Borscht is a real treat native to Eastern Europe that is perfect for the fall or winter. Borscht is based off of beets and cabbage, but is extremely versatile and also delicious. Borscht can contain all sorts of meat, dairy, and vegetable products. Some Hungarian borscht recipes even include cherries! Making borscht calls for a lot of work at the start, but is quite easy afterward. You’ll enjoy an entire day of borscht stewing in your house, and have a delicious soup that is low in calories and high in fullness-factor. This borscht recipe is vegetarian, because I like it the most that way, but feel free to add beef, chicken, or pork.
Ingredients:
- 4 large beets
- 1 carrot
- 1 potato
- 1 tablespoon vegetable oil
- 1 onion
- 1 can of diced tomatoes
- 1 can of tomato paste
- Water
- 1 head of cabbage
- 1 clove of garlic
- 1 teaspoon allspice
- 1 bay leaf
- ½ teaspoon cinnamon
- 1 teaspoon salt
- 1 teaspoon pepper
- 1/4th teaspoon cardamom pods
- Sour cream (to garnish)
- Scallion (to garnish)
- Parsley (to garnish)
Instructions:
- Chop and peel the beets, carrot, onion, cabbage, and potato. I like to make the chunk size of each of these to be about the size of half of a penny.
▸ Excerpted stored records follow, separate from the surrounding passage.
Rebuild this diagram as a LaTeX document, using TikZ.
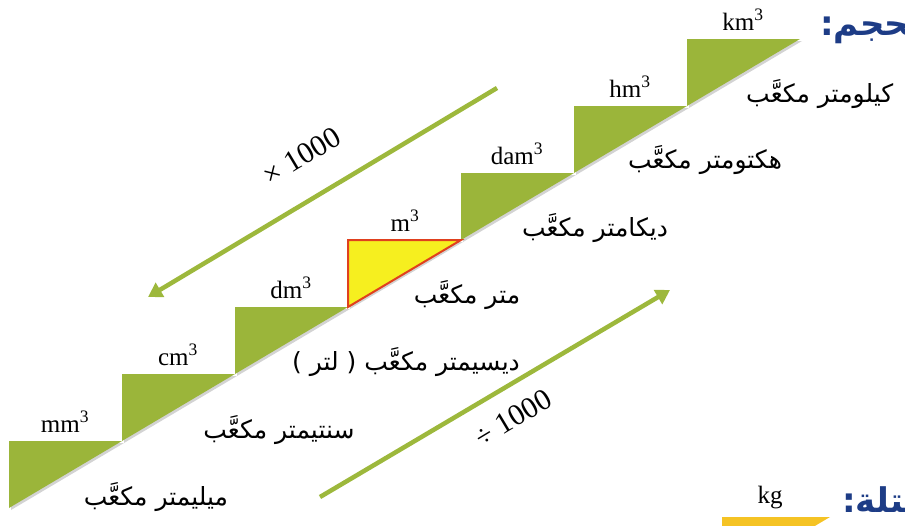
\documentclass[tikz,border=0pt]{standalone}
\usepackage{fontspec}
\setmainfont{Liberation Serif}
\newfontfamily\arabicfont[Script=Arabic]{DejaVu Sans}
\TeXXeTstate=1
\usetikzlibrary{arrows.meta,shadows}
\definecolor{stepgreen}{HTML}{9BB53A}
\definecolor{arrowgreen}{HTML}{9DB83C}
\definecolor{meteryellow}{HTML}{F6EF1F}
\definecolor{meterred}{HTML}{E0401E}
\definecolor{titleblue}{HTML}{1D3C86}
\definecolor{kggold}{HTML}{F5C324}
\tikzset{
  stepshade/.style={drop shadow={shadow xshift=2pt,shadow yshift=-2pt,opacity=0.35}},
  unitlbl/.style={anchor=base,inner sep=0pt,font=\fontsize{25}{25}\selectfont},
  arlbl/.style={inner sep=0pt,font=\arabicfont\fontsize{25}{25}\selectfont},
  factor/.style={inner sep=0pt,font=\fontsize{30}{30}\selectfont,rotate=31},
  bigarrow/.style={arrowgreen,line width=4.5pt,-{Triangle[length=14pt,width=16pt]}},
  titlelbl/.style={anchor=west,inner sep=0pt,text=titleblue,font=\arabicfont\bfseries\fontsize{34}{34}\selectfont}
}
\begin{document}
\begin{tikzpicture}[x=1pt,y=-1pt]
\useasboundingbox (0,0) rectangle (905,525);
\clip (0,0) rectangle (905,525);
% steps
\foreach \i/\u in {0/mm,1/cm,2/dm,4/dam,5/hm,6/km}{
  \pgfmathsetmacro\xl{9+113*\i}
  \pgfmathsetmacro\yt{441-67*\i}
  \fill[stepgreen,stepshade] (\xl,\yt) -- ++(113,0) -- ++(-113,67) -- cycle;
  \node[unitlbl] (u\i) at (\xl+56,\yt-9) {\u\textsuperscript{3}};
}
% the cubic metre step
\filldraw[fill=meteryellow,draw=meterred,line width=2pt,line join=miter,stepshade]
  (348,240) -- (461,240) -- (348,307) -- cycle;
\node[unitlbl] (u3) at (405,231) {m\textsuperscript{3}};
% Arabic names
\node[arlbl,anchor=west] (a6) at (746,94) {\beginR كيلومتر مكعَّب\endR};
\node[arlbl] (a5) at (705,160) {\beginR هكتومتر مكعَّب\endR};
\node[arlbl] (a4) at (595,228) {\beginR ديكامتر مكعَّب\endR};
\node[arlbl] (a3) at (467,295) {\beginR متر مكعَّب\endR};
\node[arlbl] (a2) at (406,362) {\beginR ديسيمتر مكعَّب ( لتر )\endR};
\node[arlbl] (a1) at (279,430) {\beginR سنتيمتر مكعَّب\endR};
\node[arlbl] (a0) at (156,497) {\beginR ميليمتر مكعَّب\endR};
% arrows
\coordinate (mulS) at (497,88);
\coordinate (mulE) at (148,297);
\coordinate (divS) at (320,497);
\coordinate (divE) at (670,290);
\draw[bigarrow] (mulS) -- (mulE);
\draw[bigarrow] (divS) -- (divE);
\node[factor] (mul) at (302,156) {× 1000};
\node[factor] (div) at (513,418) {÷ 1000};
% titles (clipped at the right edge)
\node[titlelbl] (vol) at (820,27) {:\beginR الحجم\endR};
\node[titlelbl] (mass) at (842,500) {:\beginR الكتلة\endR};
% kg step
\fill[kggold] (722,517) -- (830,517) -- (722,581) -- cycle;
\node[unitlbl] (ukg) at (770,503) {kg};
\end{tikzpicture}
\end{document}
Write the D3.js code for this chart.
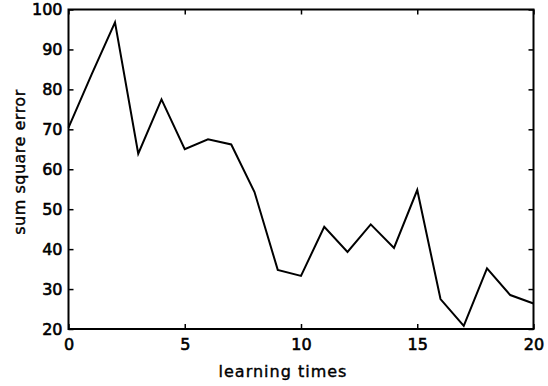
<!DOCTYPE html>
<html>
<head>
<meta charset="utf-8">
<script src="https://cdn.jsdelivr.net/npm/d3@7"></script>
<style>
html,body{margin:0;padding:0;background:#fff;}
svg{display:block;}
text{font-family:"DejaVu Sans",sans-serif;fill:#000;}
</style>
</head>
<body>
<svg id="chart" width="548" height="386"></svg>
<script>
const xValues = [0,1,2,3,4,5,6,7,8,9,10,11,12,13,14,15,16,17,18,19,20];
const errorValues = [70.4,83.8,96.8,63.9,77.5,65.0,67.5,66.2,54.3,34.8,33.3,45.6,39.3,46.2,40.3,54.8,27.5,20.8,35.2,28.5,26.4];
const xTicks = [0,5,10,15,20];
const yTicks = [20,30,40,50,60,70,80,90,100];
const xLabel = "learning times";
const yLabel = "sum square error";

(function(){
const svg = d3.select("#chart");
const mLeft = 68.5, mRight = 533.5, mTop = 9.5, mBottom = 329;
const x = d3.scaleLinear().domain([0,20]).range([mLeft,mRight]);
const y = d3.scaleLinear().domain([20,100]).range([mBottom,mTop]);

const tickLen = 5;
const gx = svg.append("g").attr("transform",`translate(0,${mBottom})`)
  .call(d3.axisBottom(x).tickValues(xTicks).tickSize(-tickLen).tickPadding(10).tickSizeOuter(0));
const gy = svg.append("g").attr("transform",`translate(${mLeft},0)`)
  .call(d3.axisLeft(y).tickValues(yTicks).tickSize(-tickLen).tickPadding(6).tickSizeOuter(0));
const gt = svg.append("g").attr("transform",`translate(0,${mTop})`)
  .call(d3.axisTop(x).tickValues(xTicks).tickSize(-tickLen).tickFormat("").tickSizeOuter(0));
const gr = svg.append("g").attr("transform",`translate(${mRight},0)`)
  .call(d3.axisRight(y).tickValues(yTicks).tickSize(-tickLen).tickFormat("").tickSizeOuter(0));

[gx,gy,gt,gr].forEach(g=>{
  g.select(".domain").remove();
  g.selectAll(".tick line").attr("stroke","#000").attr("stroke-width",1.5);
  g.selectAll(".tick text").attr("font-size",16).attr("font-family","DejaVu Sans, sans-serif")
    .attr("fill","#000").attr("stroke","#000").attr("stroke-width",0.6);
});

svg.append("rect").attr("x",mLeft).attr("y",mTop).attr("width",mRight-mLeft).attr("height",mBottom-mTop)
  .attr("fill","none").attr("stroke","#000").attr("stroke-width",2);

const line = d3.line().x((d,i)=>x(xValues[i])).y(d=>y(d));
svg.append("path").datum(errorValues).attr("d",line)
  .attr("fill","none").attr("stroke","#000").attr("stroke-width",2).attr("stroke-linejoin","miter");

svg.append("text").attr("x",283).attr("y",377).attr("text-anchor","middle")
  .attr("font-size",16).attr("letter-spacing",1).attr("stroke","#000").attr("stroke-width",0.4).text(xLabel);
svg.append("text").attr("transform","translate(25,162) rotate(-90)").attr("text-anchor","middle")
  .attr("font-size",16).attr("letter-spacing",0.5).attr("stroke","#000").attr("stroke-width",0.4).text(yLabel);
})();
</script>
</body>
</html>
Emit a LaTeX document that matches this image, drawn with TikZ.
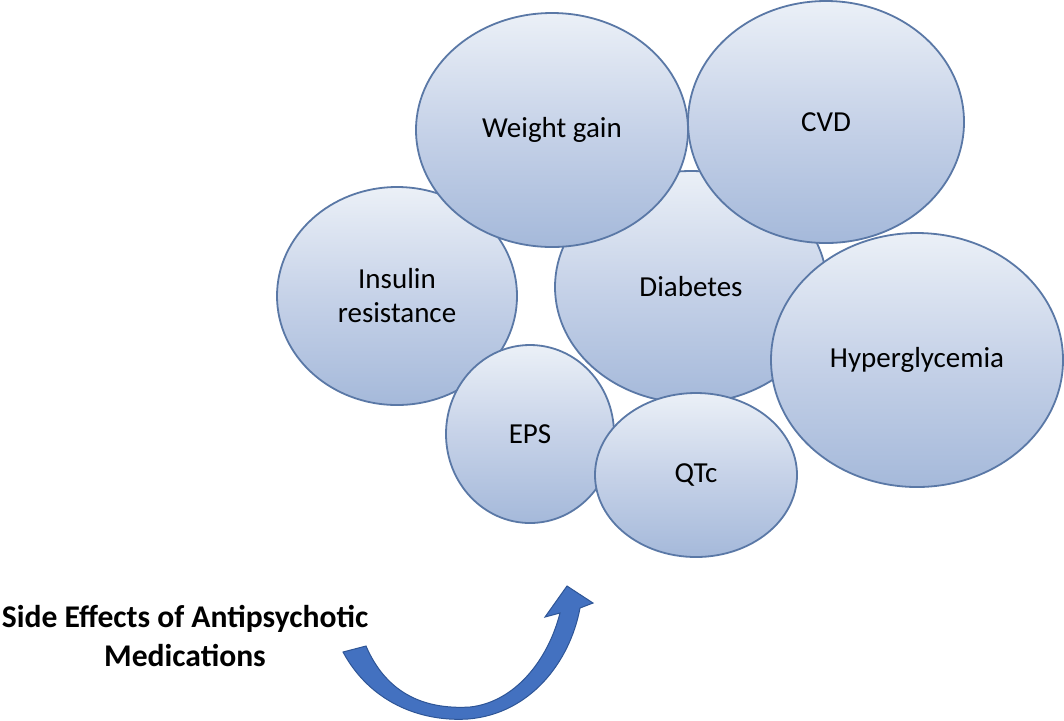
\documentclass[tikz,border=0pt]{standalone}
\usepackage{fontspec}
\setmainfont{Carlito}
\usetikzlibrary{shapes.geometric}
\definecolor{bubbletop}{HTML}{EBF0F7}
\definecolor{bubblemid}{HTML}{C6D2E8}
\definecolor{bubblebot}{HTML}{A5B9DA}
\definecolor{bubbleline}{HTML}{5A78A6}
\definecolor{arrowblue}{HTML}{4371C0}
\definecolor{arrowdark}{HTML}{2E5596}

\begin{document}
\begin{tikzpicture}[
			x=0.5pt, y=-0.5pt,
			bubble/.style={
				draw=bubbleline,
				line width=0.9pt,
				ellipse,
				inner sep=0pt,
				top color=bubbletop,
				bottom color=bubblebot,
				middle color=bubblemid,
				align=center,
				font=\fontsize{14.5}{17}\selectfont
			},
			title/.style={
				align=center,
				font=\fontsize{15.8}{19.5}\selectfont\bfseries
			},
			bigarrow/.style={
				fill=arrowblue,
				draw=arrowdark,
				line width=0.5pt
			}
			]
			\useasboundingbox (0,0) rectangle (1064,720);
			
			% Nodes
			\node[bubble, minimum width=120pt, minimum height=109pt] (insulin) at (397,296) {Insulin\\resistance};
			\node[bubble, minimum width=136pt, minimum height=116pt] (diabetes) at (691,287) {Diabetes};
			\node[bubble, minimum width=136pt, minimum height=117pt] (weight) at (552,130) {Weight gain};
			\node[bubble, minimum width=138pt, minimum height=121pt] (cvd) at (826,122) {CVD};
			\node[bubble, minimum width=146pt, minimum height=127pt] (hyper) at (917,360) {Hyperglycemia};
			\node[bubble, minimum width=84pt, minimum height=89pt] (eps) at (530,434) {EPS};
			\node[bubble, minimum width=101pt, minimum height=82pt] (qtc) at (696,475) {QTc};
			\node[title] (side) at (185,636) {Side Effects of Antipsychotic\\Medications};
			
			% Arrow
			\draw[bigarrow] (343,652) .. controls (370,702) and (420,722) .. (468,719)
				.. controls (530,714) and (570,662) .. (580,608)
				-- (593,603) -- (567,586) -- (545,617) -- (560,613)
				.. controls (548,660) and (515,702) .. (470,707)
				.. controls (420,710) and (385,690) .. (366,646) -- cycle;
			
		\end{tikzpicture}
\end{document}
- Fill a large pot with water and bring it to a boil.
- Add the bay leaf, allspice, cardamom pods, and cinnamon, making sure to put them in a teabag or cheese cloth beforehand. Let them cook for 20 minutes.
- Add the beets and salt to the pot and cook for 20 minutes.
- Add the remaining chopped vegetables except for the cabbage and cook for 20 minutes.
- Add the cabbage and the can of tomatoes and the tomato paste. Let cook for another 20 minutes.
- Chop the garlic, and add the garlic to the broth. Add the pepper to the broth. Let it cook for another 20 minutes.
- Remove the spice bag and garlic cloves.
- Taste test the borscht to see if it’s ready. The borsht should taste rich, slightly spicy, and the broth should be slightly syrupy. Your lips should be stained slightly red from the beets. If something seems missing, add the spice packet back in and boil for another 20 minutes, tasting along the way.
- Once the taste is suitable, ladle some borscht into a serving bowl.
- Chop up some scallions and parsley.
- Shovel a hearty helping of sour cream onto the top of the borsht in the serving bowl, leaving it floating on the top.
- Garnish the sour cream glob with a few small pieces of scallion and parsley.
- Serve and enjoy the feeling of warmth and fullness that it generates in your belly.
Borscht is a great soup to feed your entire family, and it can be scaled to larger volumes easily and cheaply. Borsht also keeps very well when kept in the refrigerator or freezer, and can be served piping hot, or chilled. I prefer my borscht to be served hot, but hey, maybe with some chilling, borsht can be a summer food too!